* BEGIN *

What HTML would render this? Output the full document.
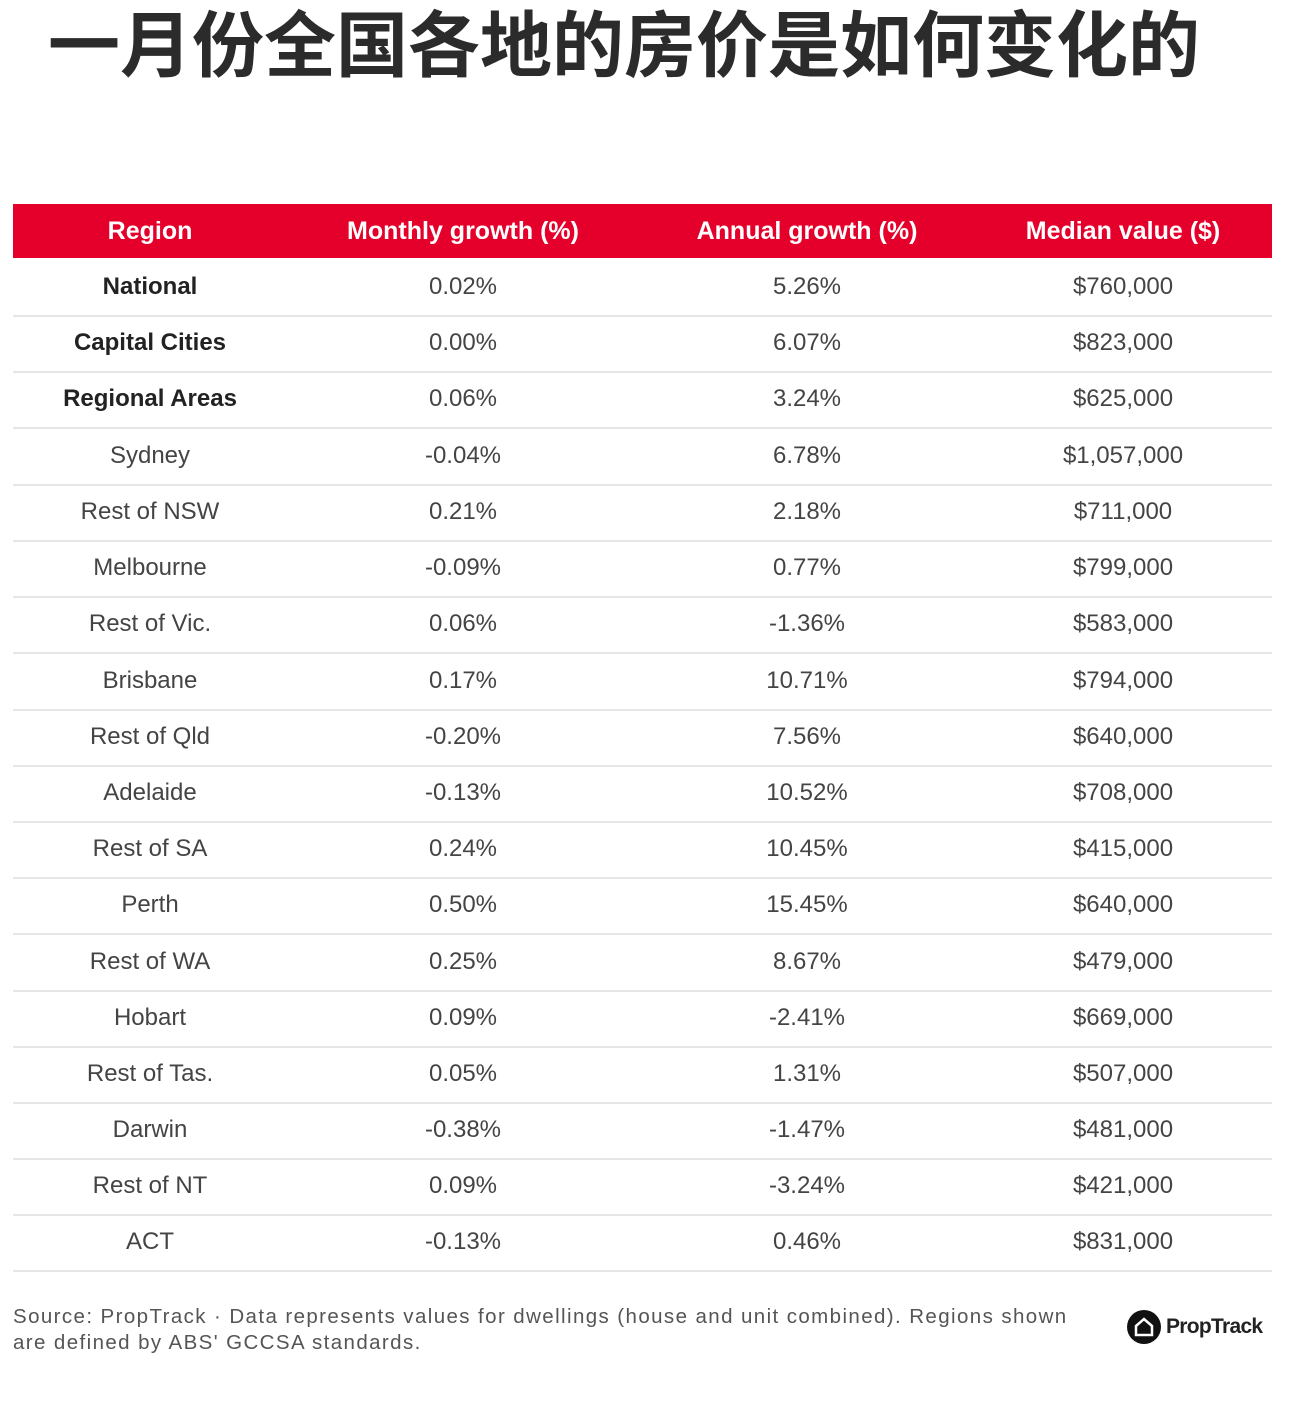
<!DOCTYPE html>
<html><head><meta charset="utf-8"><style>
body{margin:0;width:1290px;height:1416px;background:#fff;position:relative;overflow:hidden;font-family:"Liberation Sans","Noto Sans CJK SC",sans-serif}
.t{position:absolute;left:48px;top:-13px;font-size:72px;font-weight:bold;color:#2b2b2b;font-family:"Noto Sans CJK SC",sans-serif;letter-spacing:0px;white-space:nowrap}
.hd{position:absolute;left:13px;top:204px;width:1259px;height:54px;background:#e4002b}
.r{position:absolute;left:13px;width:1259px;height:56px;border-bottom:2px solid #e6e6e6}
.c{position:absolute;top:0;height:56px;line-height:56px;text-align:center;font-size:24px;color:#444;white-space:nowrap}
.hd .c{line-height:54px;height:54px;color:#fff;font-weight:bold;font-size:25px}
.c1{left:0;width:274px}.c2{left:300px;width:300px}.c3{left:644px;width:300px}.c4{left:960px;width:300px}
.b{font-weight:bold;color:#222}
.src{position:absolute;left:13px;top:1304px;font-size:20.5px;color:#555;line-height:26px;width:1100px;letter-spacing:1.4px;white-space:nowrap}
.logo{position:absolute;left:1127px;top:1310px;display:flex;align-items:center;font-weight:bold;font-size:21px;color:#222;letter-spacing:-0.7px}
.logo .i{width:34px;height:34px;border-radius:50%;background:#111;margin-right:5px;position:relative}
</style></head><body>
<div class="t">一月份全国各地的房价是如何变化的</div>
<div class="hd"><div class="c c1">Region</div><div class="c c2">Monthly growth (%)</div><div class="c c3">Annual growth (%)</div><div class="c c4">Median value ($)</div></div>
<div class="r" style="top:259px"><div class="c c1 b">National</div><div class="c c2">0.02%</div><div class="c c3">5.26%</div><div class="c c4">$760,000</div></div>
<div class="r" style="top:315px"><div class="c c1 b">Capital Cities</div><div class="c c2">0.00%</div><div class="c c3">6.07%</div><div class="c c4">$823,000</div></div>
<div class="r" style="top:371px"><div class="c c1 b">Regional Areas</div><div class="c c2">0.06%</div><div class="c c3">3.24%</div><div class="c c4">$625,000</div></div>
<div class="r" style="top:428px"><div class="c c1">Sydney</div><div class="c c2">-0.04%</div><div class="c c3">6.78%</div><div class="c c4">$1,057,000</div></div>
<div class="r" style="top:484px"><div class="c c1">Rest of NSW</div><div class="c c2">0.21%</div><div class="c c3">2.18%</div><div class="c c4">$711,000</div></div>
<div class="r" style="top:540px"><div class="c c1">Melbourne</div><div class="c c2">-0.09%</div><div class="c c3">0.77%</div><div class="c c4">$799,000</div></div>
<div class="r" style="top:596px"><div class="c c1">Rest of Vic.</div><div class="c c2">0.06%</div><div class="c c3">-1.36%</div><div class="c c4">$583,000</div></div>
<div class="r" style="top:653px"><div class="c c1">Brisbane</div><div class="c c2">0.17%</div><div class="c c3">10.71%</div><div class="c c4">$794,000</div></div>
<div class="r" style="top:709px"><div class="c c1">Rest of Qld</div><div class="c c2">-0.20%</div><div class="c c3">7.56%</div><div class="c c4">$640,000</div></div>
<div class="r" style="top:765px"><div class="c c1">Adelaide</div><div class="c c2">-0.13%</div><div class="c c3">10.52%</div><div class="c c4">$708,000</div></div>
<div class="r" style="top:821px"><div class="c c1">Rest of SA</div><div class="c c2">0.24%</div><div class="c c3">10.45%</div><div class="c c4">$415,000</div></div>
<div class="r" style="top:877px"><div class="c c1">Perth</div><div class="c c2">0.50%</div><div class="c c3">15.45%</div><div class="c c4">$640,000</div></div>
<div class="r" style="top:934px"><div class="c c1">Rest of WA</div><div class="c c2">0.25%</div><div class="c c3">8.67%</div><div class="c c4">$479,000</div></div>
<div class="r" style="top:990px"><div class="c c1">Hobart</div><div class="c c2">0.09%</div><div class="c c3">-2.41%</div><div class="c c4">$669,000</div></div>
<div class="r" style="top:1046px"><div class="c c1">Rest of Tas.</div><div class="c c2">0.05%</div><div class="c c3">1.31%</div><div class="c c4">$507,000</div></div>
<div class="r" style="top:1102px"><div class="c c1">Darwin</div><div class="c c2">-0.38%</div><div class="c c3">-1.47%</div><div class="c c4">$481,000</div></div>
<div class="r" style="top:1158px"><div class="c c1">Rest of NT</div><div class="c c2">0.09%</div><div class="c c3">-3.24%</div><div class="c c4">$421,000</div></div>
<div class="r" style="top:1214px"><div class="c c1">ACT</div><div class="c c2">-0.13%</div><div class="c c3">0.46%</div><div class="c c4">$831,000</div></div>
<div class="src">Source: PropTrack · Data represents values for dwellings (house and unit combined). Regions shown<br>are defined by ABS' GCCSA standards.</div>
<div class="logo"><div class="i"><svg width="34" height="34" viewBox="0 0 34 34"><path d="M9 16 L17 9 L25 16 L25 25 L9 25 Z" fill="none" stroke="#fff" stroke-width="2.5"/></svg></div>PropTrack</div>
</body></html>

* END *

Exclude the images and reproduce the remaining data exactly.

=== Result of the exercise ===
What HTML would render this? Output the full document.
<!DOCTYPE html>
<html><head><meta charset="utf-8"><style>
body{margin:0;width:1290px;height:1416px;background:#fff;position:relative;overflow:hidden;font-family:"Liberation Sans","Noto Sans CJK SC",sans-serif}
.t{position:absolute;left:48px;top:-13px;font-size:72px;font-weight:bold;color:#2b2b2b;font-family:"Noto Sans CJK SC",sans-serif;letter-spacing:0px;white-space:nowrap}
.hd{position:absolute;left:13px;top:204px;width:1259px;height:54px;background:#e4002b}
.r{position:absolute;left:13px;width:1259px;height:56px;border-bottom:2px solid #e6e6e6}
.c{position:absolute;top:0;height:56px;line-height:56px;text-align:center;font-size:24px;color:#444;white-space:nowrap}
.hd .c{line-height:54px;height:54px;color:#fff;font-weight:bold;font-size:25px}
.c1{left:0;width:274px}.c2{left:300px;width:300px}.c3{left:644px;width:300px}.c4{left:960px;width:300px}
.b{font-weight:bold;color:#222}
.src{position:absolute;left:13px;top:1304px;font-size:20.5px;color:#555;line-height:26px;width:1100px;letter-spacing:1.4px;white-space:nowrap}
.logo{position:absolute;left:1127px;top:1310px;display:flex;align-items:center;font-weight:bold;font-size:21px;color:#222;letter-spacing:-0.7px}
.logo .i{width:34px;height:34px;border-radius:50%;background:#111;margin-right:5px;position:relative}
</style></head><body>
<div class="t">一月份全国各地的房价是如何变化的</div>
<div class="hd"><div class="c c1">Region</div><div class="c c2">Monthly growth (%)</div><div class="c c3">Annual growth (%)</div><div class="c c4">Median value ($)</div></div>
<div class="r" style="top:259px"><div class="c c1 b">National</div><div class="c c2">0.02%</div><div class="c c3">5.26%</div><div class="c c4">$760,000</div></div>
<div class="r" style="top:315px"><div class="c c1 b">Capital Cities</div><div class="c c2">0.00%</div><div class="c c3">6.07%</div><div class="c c4">$823,000</div></div>
<div class="r" style="top:371px"><div class="c c1 b">Regional Areas</div><div class="c c2">0.06%</div><div class="c c3">3.24%</div><div class="c c4">$625,000</div></div>
<div class="r" style="top:428px"><div class="c c1">Sydney</div><div class="c c2">-0.04%</div><div class="c c3">6.78%</div><div class="c c4">$1,057,000</div></div>
<div class="r" style="top:484px"><div class="c c1">Rest of NSW</div><div class="c c2">0.21%</div><div class="c c3">2.18%</div><div class="c c4">$711,000</div></div>
<div class="r" style="top:540px"><div class="c c1">Melbourne</div><div class="c c2">-0.09%</div><div class="c c3">0.77%</div><div class="c c4">$799,000</div></div>
<div class="r" style="top:596px"><div class="c c1">Rest of Vic.</div><div class="c c2">0.06%</div><div class="c c3">-1.36%</div><div class="c c4">$583,000</div></div>
<div class="r" style="top:653px"><div class="c c1">Brisbane</div><div class="c c2">0.17%</div><div class="c c3">10.71%</div><div class="c c4">$794,000</div></div>
<div class="r" style="top:709px"><div class="c c1">Rest of Qld</div><div class="c c2">-0.20%</div><div class="c c3">7.56%</div><div class="c c4">$640,000</div></div>
<div class="r" style="top:765px"><div class="c c1">Adelaide</div><div class="c c2">-0.13%</div><div class="c c3">10.52%</div><div class="c c4">$708,000</div></div>
<div class="r" style="top:821px"><div class="c c1">Rest of SA</div><div class="c c2">0.24%</div><div class="c c3">10.45%</div><div class="c c4">$415,000</div></div>
<div class="r" style="top:877px"><div class="c c1">Perth</div><div class="c c2">0.50%</div><div class="c c3">15.45%</div><div class="c c4">$640,000</div></div>
<div class="r" style="top:934px"><div class="c c1">Rest of WA</div><div class="c c2">0.25%</div><div class="c c3">8.67%</div><div class="c c4">$479,000</div></div>
<div class="r" style="top:990px"><div class="c c1">Hobart</div><div class="c c2">0.09%</div><div class="c c3">-2.41%</div><div class="c c4">$669,000</div></div>
<div class="r" style="top:1046px"><div class="c c1">Rest of Tas.</div><div class="c c2">0.05%</div><div class="c c3">1.31%</div><div class="c c4">$507,000</div></div>
<div class="r" style="top:1102px"><div class="c c1">Darwin</div><div class="c c2">-0.38%</div><div class="c c3">-1.47%</div><div class="c c4">$481,000</div></div>
<div class="r" style="top:1158px"><div class="c c1">Rest of NT</div><div class="c c2">0.09%</div><div class="c c3">-3.24%</div><div class="c c4">$421,000</div></div>
<div class="r" style="top:1214px"><div class="c c1">ACT</div><div class="c c2">-0.13%</div><div class="c c3">0.46%</div><div class="c c4">$831,000</div></div>
<div class="src">Source: PropTrack · Data represents values for dwellings (house and unit combined). Regions shown<br>are defined by ABS' GCCSA standards.</div>
<div class="logo"><div class="i"><svg width="34" height="34" viewBox="0 0 34 34"><path d="M9 16 L17 9 L25 16 L25 25 L9 25 Z" fill="none" stroke="#fff" stroke-width="2.5"/></svg></div>PropTrack</div>
</body></html>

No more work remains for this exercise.